Harwell in Wartime - I
When war broke out in 1939, people in Harwell were very apprehensive about the proximity of the new aerodrome, which had been built on the Downs south of the village; they feared bombing raids but fortunately none dropped on the village. One string of bombs straddled the depots at Milton and Didcot, and the railway line north of the village, falling on a barn at Milton Heights and in a cabbage field by the Abingdon path in the northern part of the parish.
The villagers were very conscious of the activities at the aerodrome, and the roar of the heavy bombers often disturbed their sleep. The gliders all congregated at the aerodrome for the Battle of Arnhem in 1944. No wonder the boys on the "Drome" called it the camp of sighs: "Ha! Well." The folk in the village were not complacent. They had a very active Home Guard and Air Raid Precaution Unit; after a day's work they turned out to patrol the streets at night when there was an alert. The First Aid Unit met at Miss Clewes' house (Rosemead), for instruction in bandaging, splinting and so on. The blackout which was in force throughout the country made little difference, as street lighting was almost non-existent. For a while church Evensong was held during the afternoon, as the church was difficult to blackout.

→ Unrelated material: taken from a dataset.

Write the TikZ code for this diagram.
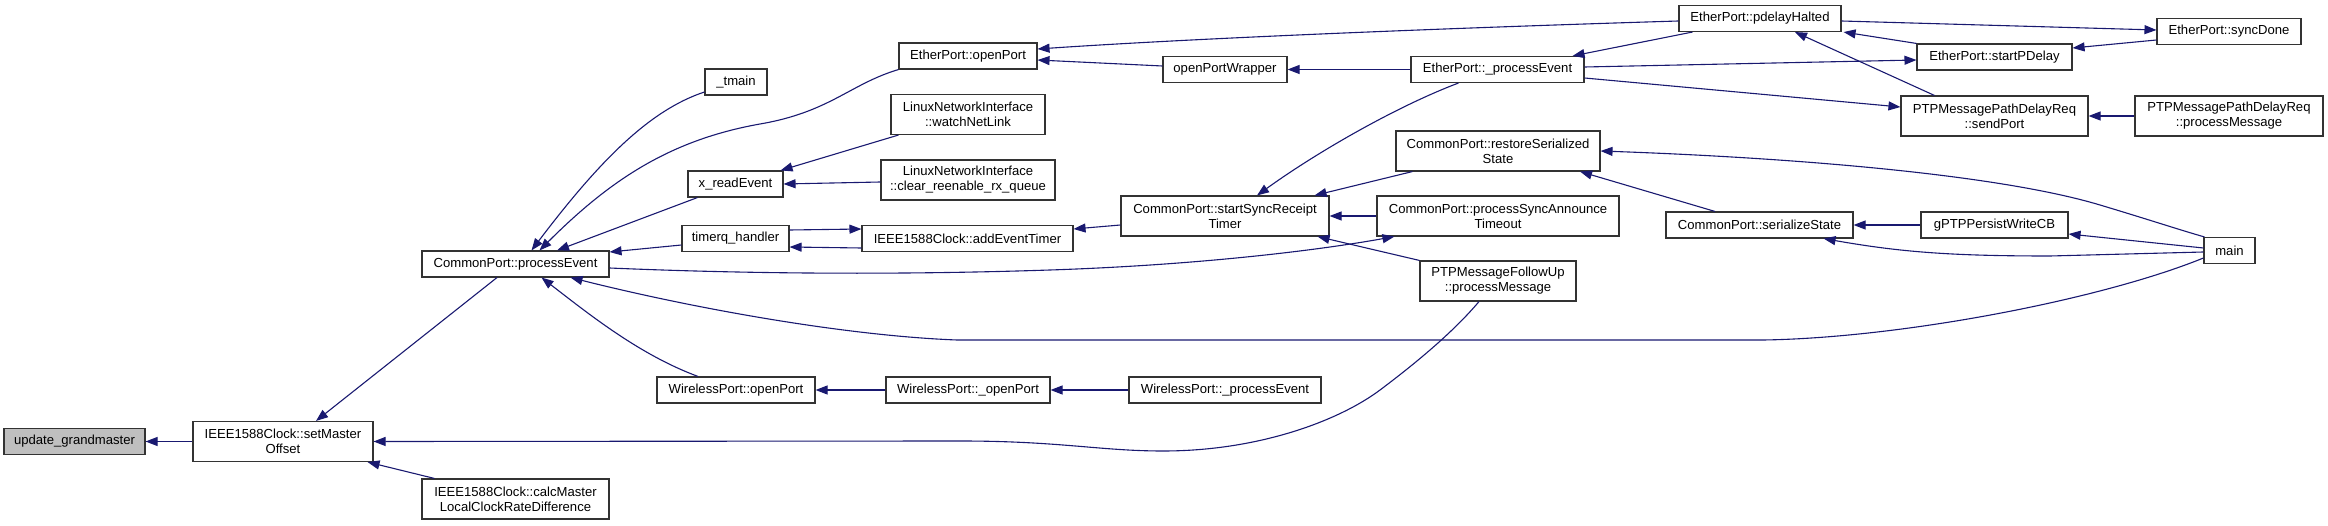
\documentclass[tikz,border=0pt]{standalone}
\usepackage{fontspec}
\setmainfont{Liberation Sans}
\usetikzlibrary{arrows.meta}
\definecolor{edgecol}{HTML}{191970}
\definecolor{boxcol}{HTML}{333333}
\definecolor{rootfill}{HTML}{BFBFBF}
\tikzset{
  box/.style={draw=boxcol, line width=1.1pt, fill=white, inner sep=0pt, align=center,
    font=\fontsize{13.1}{15}\selectfont, text=black},
  onel/.style={box, minimum height=26pt},
  twol/.style={box, minimum height=40pt},
  edge/.style={draw=edgecol, line width=1.1pt, arrows={Triangle[length=12pt,width=9pt]-}},
}
\begin{document}
\begin{tikzpicture}[x=1pt,y=-1pt]
\useasboundingbox (0,0) rectangle (2328,526);
% nodes
\node[onel, fill=rootfill, minimum width=141pt] (ug) at (74.5,441.5) {update\_grandmaster};
\node[twol, minimum width=180pt] (smo) at (283,441.5) {IEEE1588Clock::setMaster\\Offset};
\node[twol, minimum width=187pt] (calc) at (515.5,499) {IEEE1588Clock::calcMaster\\LocalClockRateDifference};
\node[onel, minimum width=187pt] (pe) at (515.5,264) {CommonPort::processEvent};
\node[onel, minimum width=62pt] (tmain) at (736,82) {\_tmain};
\node[onel, minimum width=95pt] (xre) at (735.5,184) {x\_readEvent};
\node[onel, minimum width=107pt] (tqh) at (735.5,238.5) {timerq\_handler};
\node[onel, minimum width=158pt] (wpo) at (736,390) {WirelessPort::openPort};
\node[onel, minimum width=138pt] (eop) at (968,56) {EtherPort::openPort};
\node[twol, minimum width=154pt] (wnl) at (968,114.5) {LinuxNetworkInterface\\::watchNetLink};
\node[twol, minimum width=174pt] (crq) at (968,180) {LinuxNetworkInterface\\::clear\_reenable\_rx\_queue};
\node[onel, minimum width=211pt] (aet) at (967.5,238.5) {IEEE1588Clock::addEventTimer};
\node[onel, minimum width=164pt] (wpo2) at (968,390) {WirelessPort::\_openPort};
\node[onel, minimum width=124pt] (opw) at (1225,69.5) {openPortWrapper};
\node[twol, minimum width=208pt] (ssrt) at (1225,216) {CommonPort::startSyncReceipt\\Timer};
\node[onel, minimum width=192pt] (wpe) at (1225,390) {WirelessPort::\_processEvent};
\node[onel, minimum width=173pt] (epe) at (1497.5,69.5) {EtherPort::\_processEvent};
\node[twol, minimum width=204pt] (rss) at (1498,151) {CommonPort::restoreSerialized\\State};
\node[twol, minimum width=242pt] (psat) at (1498,216) {CommonPort::processSyncAnnounce\\Timeout};
\node[twol, minimum width=156pt] (fup) at (1498,281) {PTPMessageFollowUp\\::processMessage};
\node[onel, minimum width=162pt] (pdh) at (1760,18.5) {EtherPort::pdelayHalted};
\node[onel, minimum width=187pt] (ss) at (1759.5,225) {CommonPort::serializeState};
\node[onel, minimum width=155pt] (spd) at (1994.5,57) {EtherPort::startPDelay};
\node[twol, minimum width=187pt] (sp) at (1994.5,116) {PTPMessagePathDelayReq\\::sendPort};
\node[onel, minimum width=147pt] (gpw) at (1994.5,225) {gPTPPersistWriteCB};
\node[onel, minimum width=144pt] (sd) at (2229,31.5) {EtherPort::syncDone};
\node[twol, minimum width=188pt] (ppm) at (2229,116) {PTPMessagePathDelayReq\\::processMessage};
\node[onel, minimum width=51pt] (main) at (2229.5,250.5) {main};
% edges (arrow tip first)
\draw[edge] (ug.east) -- (smo.west);
\draw[edge] ([xshift=33pt]smo.north) -- ([xshift=-18.5pt]pe.south);
\draw[edge] ([xshift=-6pt]smo.south east) -- ([xshift=13pt]calc.north west);
\draw[edge] (smo.east) -- (960,441) .. controls (1060,441) and (1100,451) .. (1163,451)
   .. controls (1260,451) and (1340,420) .. (1380,390) .. controls (1420,360) and (1455,330) .. ([xshift=-19pt]fup.south);
\draw[edge] ([xshift=16pt]pe.north) .. controls (600,160) and (650,110) .. ([yshift=-10pt]tmain.west);
\draw[edge] ([xshift=24pt]pe.north) .. controls (610,180) and (670,140) .. (760,124) .. controls (830,112) and (850,84) .. (eop.south west);
\draw[edge] ([xshift=41.5pt]pe.north) -- ([xshift=10pt]xre.south west);
\draw[edge] ([yshift=12pt]pe.east) -- ([yshift=-6.5pt]tqh.west);
\draw[edge] ([xshift=55pt]pe.south) .. controls (700,310) and (850,336) .. (957,340) -- (1763,340)
   .. controls (1900,338) and (2100,300) .. ([yshift=-7.5pt]main.west);
\draw[edge] ([xshift=18pt]psat.south west) .. controls (1320,250) and (1200,265) .. (1050,270)
   .. controls (900,275) and (750,274) .. ([yshift=-4pt]pe.east);
\draw[edge] ([xshift=26pt]pe.south) .. controls (590,315) and (640,355) .. ([xshift=-38pt]wpo.north);
\draw[edge] (wpo.east) -- (wpo2.west);
\draw[edge] (wpo2.east) -- (wpe.west);
\draw[edge] ([xshift=-3pt]xre.north east) -- ([xshift=8pt]wnl.south west);
\draw[edge] (xre.east) -- ([yshift=-2pt]crq.west);
\draw[edge] ([yshift=9.5pt]aet.west) -- ([yshift=8.5pt]tqh.east);
\draw[edge] ([yshift=-8.5pt]tqh.east) -- ([yshift=-9.5pt]aet.west);
\draw[edge] ([yshift=9.5pt]aet.east) -- ([yshift=-9pt]ssrt.west);
\draw[edge] ([yshift=7pt]eop.east) .. controls (1200,38) and (1450,28) .. ([yshift=-2.5pt]pdh.west);
\draw[edge] ([yshift=-4pt]eop.east) -- ([yshift=3.5pt]opw.west);
\draw[edge] (opw.east) -- (epe.west);
\draw[edge] ([xshift=-12pt]epe.north east) -- ([xshift=14pt]pdh.south west);
\draw[edge] ([yshift=-3pt]spd.west) -- ([yshift=2.5pt]epe.east);
\draw[edge] ([yshift=9pt]sp.west) -- ([yshift=-8.5pt]epe.east);
\draw[edge] ([xshift=2pt]pdh.south east) -- (spd.north west);
\draw[edge] ([xshift=35pt]pdh.south) -- ([xshift=34pt]sp.north west);
\draw[edge] ([yshift=1.5pt]sd.west) -- ([yshift=-2.5pt]pdh.east);
\draw[edge] ([yshift=9pt]spd.east) -- ([yshift=-8.5pt]sd.west);
\draw[edge] (sp.east) -- (ppm.west);
\draw[edge] (rss.east) .. controls (1800,158) and (2000,175) .. (2100,205) .. controls (2150,220) and (2180,230) .. ([xshift=1pt]main.north west);
\draw[edge] ([xshift=82pt]rss.south) -- ([xshift=-44.5pt]ss.north);
\draw[edge] (ss.east) -- (gpw.west);
\draw[edge] ([xshift=-30pt]ss.south east) .. controls (1900,252) and (1950,256) .. (2050,256) -- ([yshift=-1.5pt]main.west);
\draw[edge] ([yshift=-9pt]gpw.east) -- ([yshift=2.5pt]main.west);
\draw[edge] ([xshift=32pt]ssrt.north) .. controls (1320,150) and (1400,105) .. ([xshift=48pt]epe.south west);
\draw[edge] ([xshift=-15pt]ssrt.north east) -- ([xshift=17pt]rss.south west);
\draw[edge] (ssrt.east) -- (psat.west);
\draw[edge] ([xshift=-12pt]ssrt.south east) -- (fup.north west);
\end{tikzpicture}
\end{document}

Women who had young children worked in Mr Greenwood's yard by the old Harwell Brewery, camouflaging tents and tarpaulins, and permeating the air with the smell of -acetone. As labour was short at this time, Italian prisoners of war were employed on the Grove fruit farm, and many stayed on after the War to make their homes in the neighbourhood. Later, German prisoners camped at the same spot at the top of the Grove Road. All was not gloom: each week a dance, known locally as "Charlie's Hop", was held at the Village Hall, to which many airmen came, and where many a romance blossomed. What joy it was when at last the church bells were able to ring again to welcome our boys home.